Set task —
Leave out the pictures and copy each record below exactly.

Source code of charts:

— start —

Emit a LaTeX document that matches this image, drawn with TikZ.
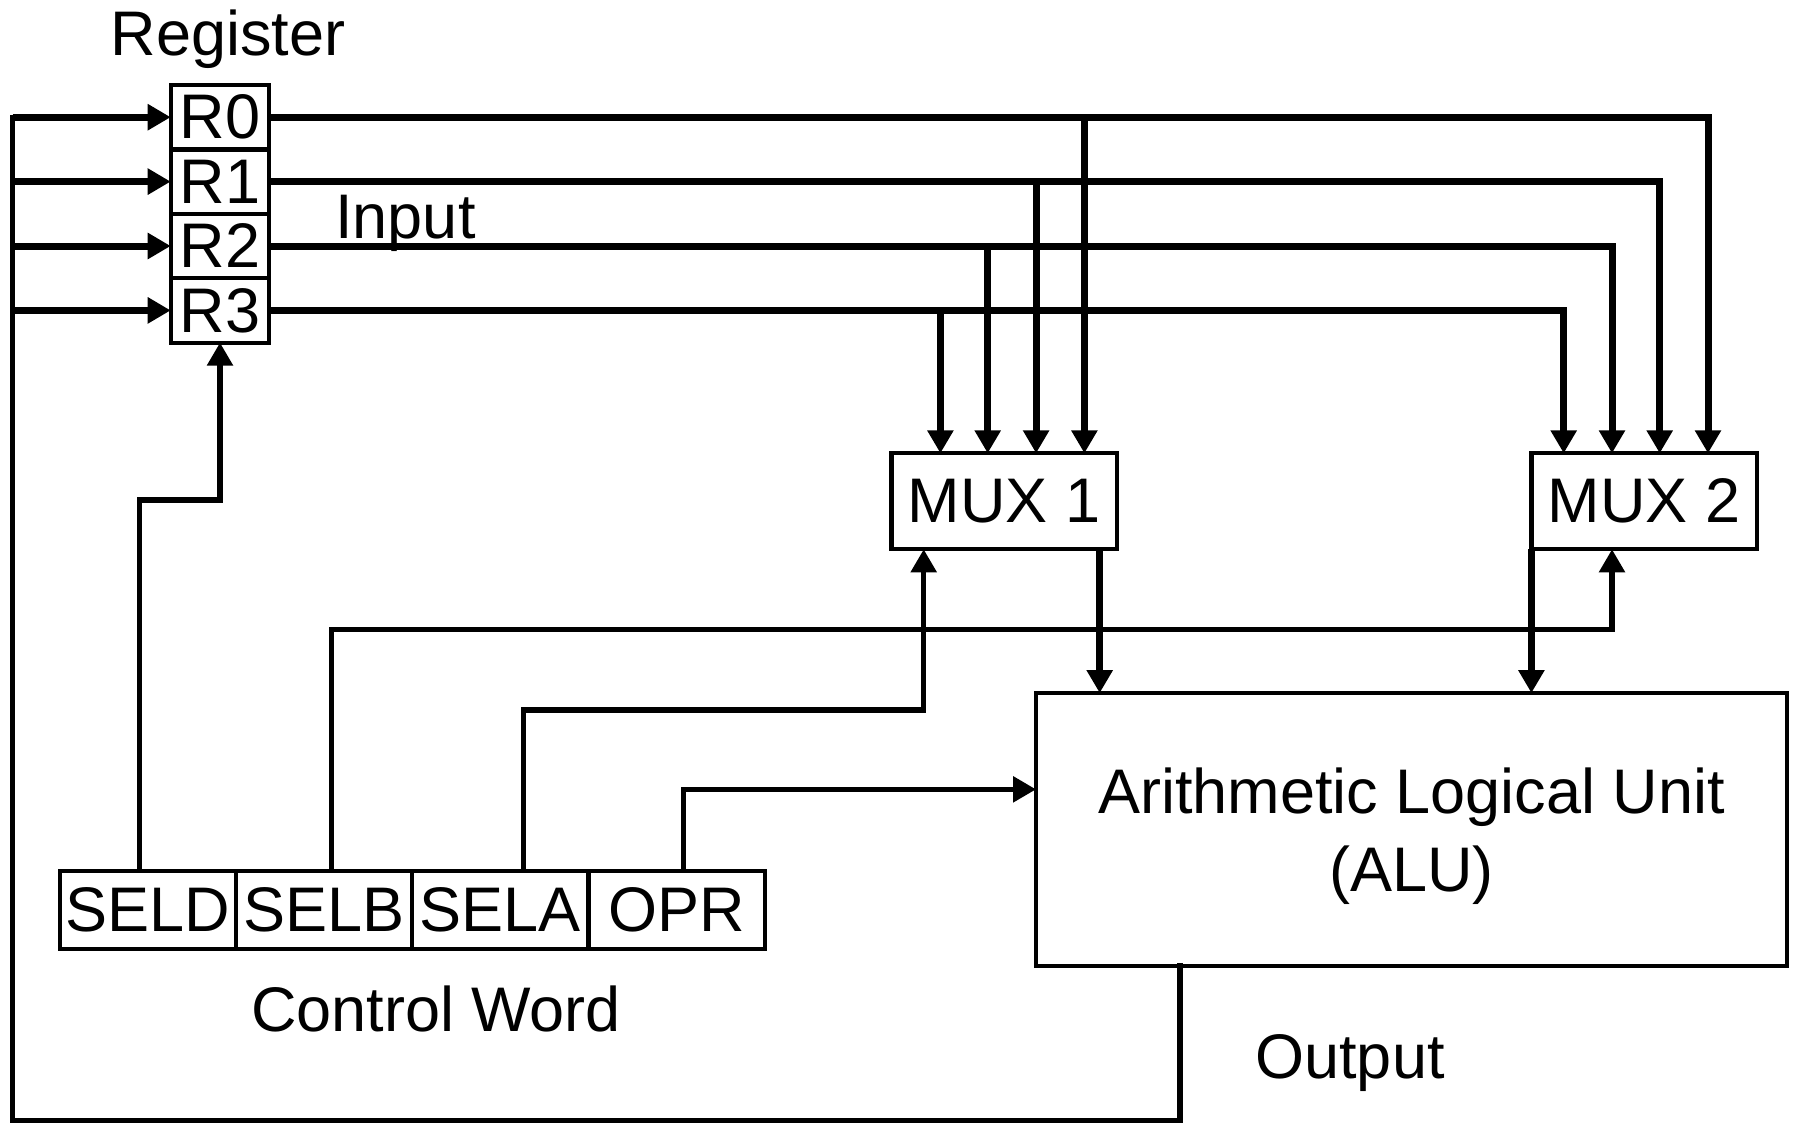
\documentclass[tikz,border=0pt]{standalone}
\usepackage{fontspec}
\setmainfont{Liberation Sans}
\usetikzlibrary{arrows.meta,calc}
\begin{document}
\begin{tikzpicture}[x=0.5pt,y=-0.5pt,
  font=\fontsize{31.5}{38.8}\selectfont,
  box/.style={draw,line width=2.1pt,inner sep=0pt,outer sep=0pt,anchor=center},
  reg/.style={box,minimum width=49.3pt,minimum height=32.2pt},
  cw/.style={box,minimum width=88.1pt,minimum height=39.15pt},
  mux/.style={box,minimum width=112.8pt,minimum height=48pt},
  bus/.style={line width=3.5pt,-{Triangle[length=11.5pt,width=12.5pt]}},
  ctl/.style={line width=2.7pt,-{Triangle[length=11.5pt,width=12.5pt]}},
  wire/.style={line width=2.7pt},
  lbl/.style={anchor=base,inner sep=0pt}
]
\useasboundingbox (0,0) rectangle (1793,1124);

% register file
\node[reg] (r0) at (220,117.2) {R0};
\node[reg] (r1) at (220,181.6) {R1};
\node[reg] (r2) at (220,246.0) {R2};
\node[reg] (r3) at (220,310.4) {R3};

% multiplexers
\node[mux] (mux1) at (1004.2,501.3) {MUX 1};
\node[mux] (mux2) at (1644.2,501.3) {MUX 2};

% ALU
\node[box,minimum width=375.65pt,minimum height=136.35pt,align=center,text depth=0pt] (alu) at (1411.7,829.4) {Arithmetic Logical Unit\\(ALU)};

% control word
\node[cw] (seld) at (147.85,909.9) {SELD};
\node[cw] (selb) at (323.7,909.9) {SELB};
\node[cw] (sela) at (500,909.9) {SELA};
\node[cw] (opr) at (676.65,909.9) {OPR};

% labels
\node[lbl] (reglbl) at (228,55.5) {Register};
\node[lbl,anchor=base west] (inlbl) at (335,238.3) {Input};
\node[lbl] (cwlbl) at (436,1031.7) {Control Word};
\node[lbl,anchor=base west] (outlbl) at (1255,1078) {Output};

% MUX input points
\coordinate (m1a) at ($(mux1.north west)+(49,0)$);
\coordinate (m1b) at ($(mux1.north west)+(96.3,0)$);
\coordinate (m1c) at ($(mux1.north west)+(144.7,0)$);
\coordinate (m1d) at ($(mux1.north west)+(193,0)$);
\coordinate (m2a) at ($(mux2.north west)+(32.3,0)$);
\coordinate (m2b) at ($(mux2.north west)+(80.6,0)$);
\coordinate (m2c) at ($(mux2.north west)+(128.3,0)$);
\coordinate (m2d) at ($(mux2.north west)+(176.6,0)$);

% register outputs to MUX 2 with branches to MUX 1
\draw[bus] (r0.east) -| (m2d);
\draw[bus] (r1.east) -| (m2c);
\draw[bus] (r2.east) -| (m2b);
\draw[bus] (r3.east) -| (m2a);
\draw[bus] (m1d |- r0.east) -- (m1d);
\draw[bus] (m1c |- r1.east) -- (m1c);
\draw[bus] (m1b |- r2.east) -- (m1b);
\draw[bus] (m1a |- r3.east) -- (m1a);

% MUX outputs to ALU
\coordinate (m1o) at ($(mux1.south east)+(-17.3,0)$);
\draw[bus] (m1o) -- (m1o |- alu.north);
\draw[bus] (mux2.south west) -- (mux2.south west |- alu.north);

% ALU output fed back to the registers
\coordinate (aluout) at ($(alu.south west)+(144,0)$);
\coordinate (fbb) at (12.5,1120.5);
\draw[wire,line cap=rect] (aluout) |- (fbb) -- (fbb |- r0.west);
\draw[bus] (fbb |- r0.west) -- (r0.west);
\draw[bus] (fbb |- r1.west) -- (r1.west);
\draw[bus] (fbb |- r2.west) -- (r2.west);
\draw[bus] (fbb |- r3.west) -- (r3.west);

% control lines
\draw[ctl] ($(seld.north west)+(80,0)$) |- ($(r3.south)+(0,157.3)$) -- (r3.south);
\draw[ctl] ($(selb.north west)+(96,0)$) |- ($(mux2.south west)+(80.6,80)$) -- ($(mux2.south west)+(80.6,0)$);
\draw[ctl] ($(sela.north west)+(111.6,0)$) |- ($(mux1.south west)+(32.3,160.7)$) -- ($(mux1.south west)+(32.3,0)$);
\draw[ctl] ($(opr.north west)+(95,0)$) |- ($(alu.north west)+(0,96.3)$);
\end{tikzpicture}
\end{document}
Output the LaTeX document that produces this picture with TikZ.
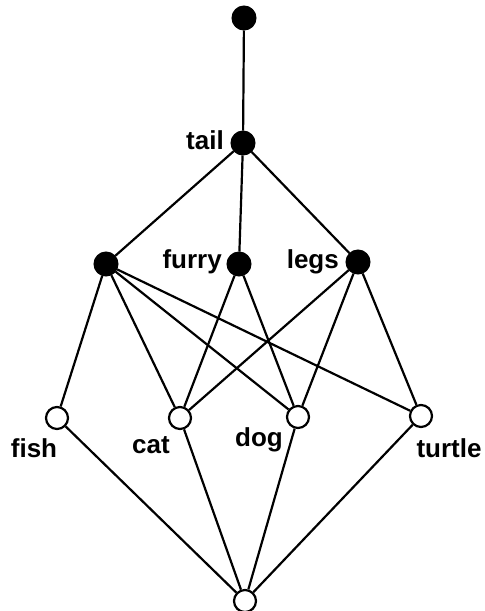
\documentclass[tikz,border=0pt]{standalone}
\usepackage{fontspec}
\setmainfont{Liberation Sans}
\begin{document}
\begin{tikzpicture}[x=1pt,y=-1pt,
  full/.style={circle,fill=black,draw=black,line width=1pt,minimum size=24pt,inner sep=0pt},
  empty/.style={circle,fill=white,draw=black,line width=2.2pt,minimum size=22pt,inner sep=0pt},
  tag/.style={font=\bfseries\fontsize{26}{26}\selectfont,inner sep=0pt},
  edge/.style={line width=2.2pt}]
\useasboundingbox (0,0) rectangle (485,611);
% concept nodes
\node[full] (top) at (244,18) {};
\node[full] (tail) at (243,143) {};
\node[full] (n) at (106,264) {};
\node[full] (furry) at (239,264) {};
\node[full] (legs) at (358,262) {};
% object nodes
\node[empty] (fish) at (57,418) {};
\node[empty] (cat) at (180,418) {};
\node[empty] (dog) at (298,417) {};
\node[empty] (turtle) at (421,416) {};
\node[empty] (bot) at (245,601) {};
% edges
\draw[edge] (top) -- (tail);
\draw[edge] (tail) -- (n);
\draw[edge] (tail) -- (furry);
\draw[edge] (tail) -- (legs);
\draw[edge] (n) -- (fish);
\draw[edge] (n) -- (cat);
\draw[edge] (n) -- (dog);
\draw[edge] (n) -- (turtle);
\draw[edge] (furry) -- (cat);
\draw[edge] (furry) -- (dog);
\draw[edge] (legs) -- (cat);
\draw[edge] (legs) -- (dog);
\draw[edge] (legs) -- (turtle);
\draw[edge] (fish) -- (bot);
\draw[edge] (cat) -- (bot);
\draw[edge] (dog) -- (bot);
\draw[edge] (turtle) -- (bot);
% labels
\node[tag,anchor=base east] (ltail) at (224,149) {tail};
\node[tag,anchor=base east] (lfurry) at (222,268) {furry};
\node[tag,anchor=base east] (llegs) at (339,268) {legs};
\node[tag,anchor=base] (lfish) at (34,457) {fish};
\node[tag,anchor=base] (lcat) at (151,453) {cat};
\node[tag,anchor=base] (ldog) at (259,446) {dog};
\node[tag,anchor=base] (lturtle) at (449,457) {turtle};
\end{tikzpicture}
\end{document}
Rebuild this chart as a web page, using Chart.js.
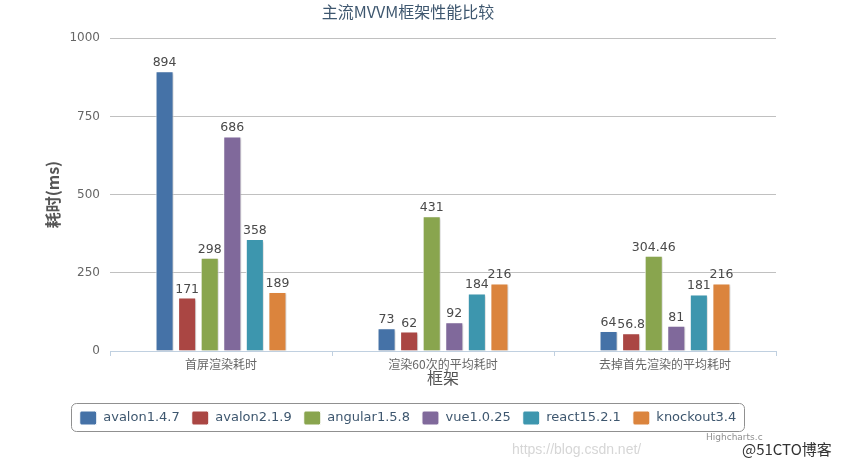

— end —

Exercise answer —
Emit a LaTeX document that matches this image, drawn with TikZ.
\documentclass[tikz,border=0pt]{standalone}
\usepackage{fontspec}
\setmainfont{Liberation Sans}
\usetikzlibrary{arrows.meta,calc}
\begin{document}
\begin{tikzpicture}[x=0.5pt,y=-0.5pt,
  font=\fontsize{31.5}{38.8}\selectfont,
  box/.style={draw,line width=2.1pt,inner sep=0pt,outer sep=0pt,anchor=center},
  reg/.style={box,minimum width=49.3pt,minimum height=32.2pt},
  cw/.style={box,minimum width=88.1pt,minimum height=39.15pt},
  mux/.style={box,minimum width=112.8pt,minimum height=48pt},
  bus/.style={line width=3.5pt,-{Triangle[length=11.5pt,width=12.5pt]}},
  ctl/.style={line width=2.7pt,-{Triangle[length=11.5pt,width=12.5pt]}},
  wire/.style={line width=2.7pt},
  lbl/.style={anchor=base,inner sep=0pt}
]
\useasboundingbox (0,0) rectangle (1793,1124);

% register file
\node[reg] (r0) at (220,117.2) {R0};
\node[reg] (r1) at (220,181.6) {R1};
\node[reg] (r2) at (220,246.0) {R2};
\node[reg] (r3) at (220,310.4) {R3};

% multiplexers
\node[mux] (mux1) at (1004.2,501.3) {MUX 1};
\node[mux] (mux2) at (1644.2,501.3) {MUX 2};

% ALU
\node[box,minimum width=375.65pt,minimum height=136.35pt,align=center,text depth=0pt] (alu) at (1411.7,829.4) {Arithmetic Logical Unit\\(ALU)};

% control word
\node[cw] (seld) at (147.85,909.9) {SELD};
\node[cw] (selb) at (323.7,909.9) {SELB};
\node[cw] (sela) at (500,909.9) {SELA};
\node[cw] (opr) at (676.65,909.9) {OPR};

% labels
\node[lbl] (reglbl) at (228,55.5) {Register};
\node[lbl,anchor=base west] (inlbl) at (335,238.3) {Input};
\node[lbl] (cwlbl) at (436,1031.7) {Control Word};
\node[lbl,anchor=base west] (outlbl) at (1255,1078) {Output};

% MUX input points
\coordinate (m1a) at ($(mux1.north west)+(49,0)$);
\coordinate (m1b) at ($(mux1.north west)+(96.3,0)$);
\coordinate (m1c) at ($(mux1.north west)+(144.7,0)$);
\coordinate (m1d) at ($(mux1.north west)+(193,0)$);
\coordinate (m2a) at ($(mux2.north west)+(32.3,0)$);
\coordinate (m2b) at ($(mux2.north west)+(80.6,0)$);
\coordinate (m2c) at ($(mux2.north west)+(128.3,0)$);
\coordinate (m2d) at ($(mux2.north west)+(176.6,0)$);

% register outputs to MUX 2 with branches to MUX 1
\draw[bus] (r0.east) -| (m2d);
\draw[bus] (r1.east) -| (m2c);
\draw[bus] (r2.east) -| (m2b);
\draw[bus] (r3.east) -| (m2a);
\draw[bus] (m1d |- r0.east) -- (m1d);
\draw[bus] (m1c |- r1.east) -- (m1c);
\draw[bus] (m1b |- r2.east) -- (m1b);
\draw[bus] (m1a |- r3.east) -- (m1a);

% MUX outputs to ALU
\coordinate (m1o) at ($(mux1.south east)+(-17.3,0)$);
\draw[bus] (m1o) -- (m1o |- alu.north);
\draw[bus] (mux2.south west) -- (mux2.south west |- alu.north);

% ALU output fed back to the registers
\coordinate (aluout) at ($(alu.south west)+(144,0)$);
\coordinate (fbb) at (12.5,1120.5);
\draw[wire,line cap=rect] (aluout) |- (fbb) -- (fbb |- r0.west);
\draw[bus] (fbb |- r0.west) -- (r0.west);
\draw[bus] (fbb |- r1.west) -- (r1.west);
\draw[bus] (fbb |- r2.west) -- (r2.west);
\draw[bus] (fbb |- r3.west) -- (r3.west);

% control lines
\draw[ctl] ($(seld.north west)+(80,0)$) |- ($(r3.south)+(0,157.3)$) -- (r3.south);
\draw[ctl] ($(selb.north west)+(96,0)$) |- ($(mux2.south west)+(80.6,80)$) -- ($(mux2.south west)+(80.6,0)$);
\draw[ctl] ($(sela.north west)+(111.6,0)$) |- ($(mux1.south west)+(32.3,160.7)$) -- ($(mux1.south west)+(32.3,0)$);
\draw[ctl] ($(opr.north west)+(95,0)$) |- ($(alu.north west)+(0,96.3)$);
\end{tikzpicture}
\end{document}
Output the LaTeX document that produces this picture with TikZ.
\documentclass[tikz,border=0pt]{standalone}
\usepackage{fontspec}
\setmainfont{Liberation Sans}
\begin{document}
\begin{tikzpicture}[x=1pt,y=-1pt,
  full/.style={circle,fill=black,draw=black,line width=1pt,minimum size=24pt,inner sep=0pt},
  empty/.style={circle,fill=white,draw=black,line width=2.2pt,minimum size=22pt,inner sep=0pt},
  tag/.style={font=\bfseries\fontsize{26}{26}\selectfont,inner sep=0pt},
  edge/.style={line width=2.2pt}]
\useasboundingbox (0,0) rectangle (485,611);
% concept nodes
\node[full] (top) at (244,18) {};
\node[full] (tail) at (243,143) {};
\node[full] (n) at (106,264) {};
\node[full] (furry) at (239,264) {};
\node[full] (legs) at (358,262) {};
% object nodes
\node[empty] (fish) at (57,418) {};
\node[empty] (cat) at (180,418) {};
\node[empty] (dog) at (298,417) {};
\node[empty] (turtle) at (421,416) {};
\node[empty] (bot) at (245,601) {};
% edges
\draw[edge] (top) -- (tail);
\draw[edge] (tail) -- (n);
\draw[edge] (tail) -- (furry);
\draw[edge] (tail) -- (legs);
\draw[edge] (n) -- (fish);
\draw[edge] (n) -- (cat);
\draw[edge] (n) -- (dog);
\draw[edge] (n) -- (turtle);
\draw[edge] (furry) -- (cat);
\draw[edge] (furry) -- (dog);
\draw[edge] (legs) -- (cat);
\draw[edge] (legs) -- (dog);
\draw[edge] (legs) -- (turtle);
\draw[edge] (fish) -- (bot);
\draw[edge] (cat) -- (bot);
\draw[edge] (dog) -- (bot);
\draw[edge] (turtle) -- (bot);
% labels
\node[tag,anchor=base east] (ltail) at (224,149) {tail};
\node[tag,anchor=base east] (lfurry) at (222,268) {furry};
\node[tag,anchor=base east] (llegs) at (339,268) {legs};
\node[tag,anchor=base] (lfish) at (34,457) {fish};
\node[tag,anchor=base] (lcat) at (151,453) {cat};
\node[tag,anchor=base] (ldog) at (259,446) {dog};
\node[tag,anchor=base] (lturtle) at (449,457) {turtle};
\end{tikzpicture}
\end{document}
Rebuild this chart as a web page, using Chart.js.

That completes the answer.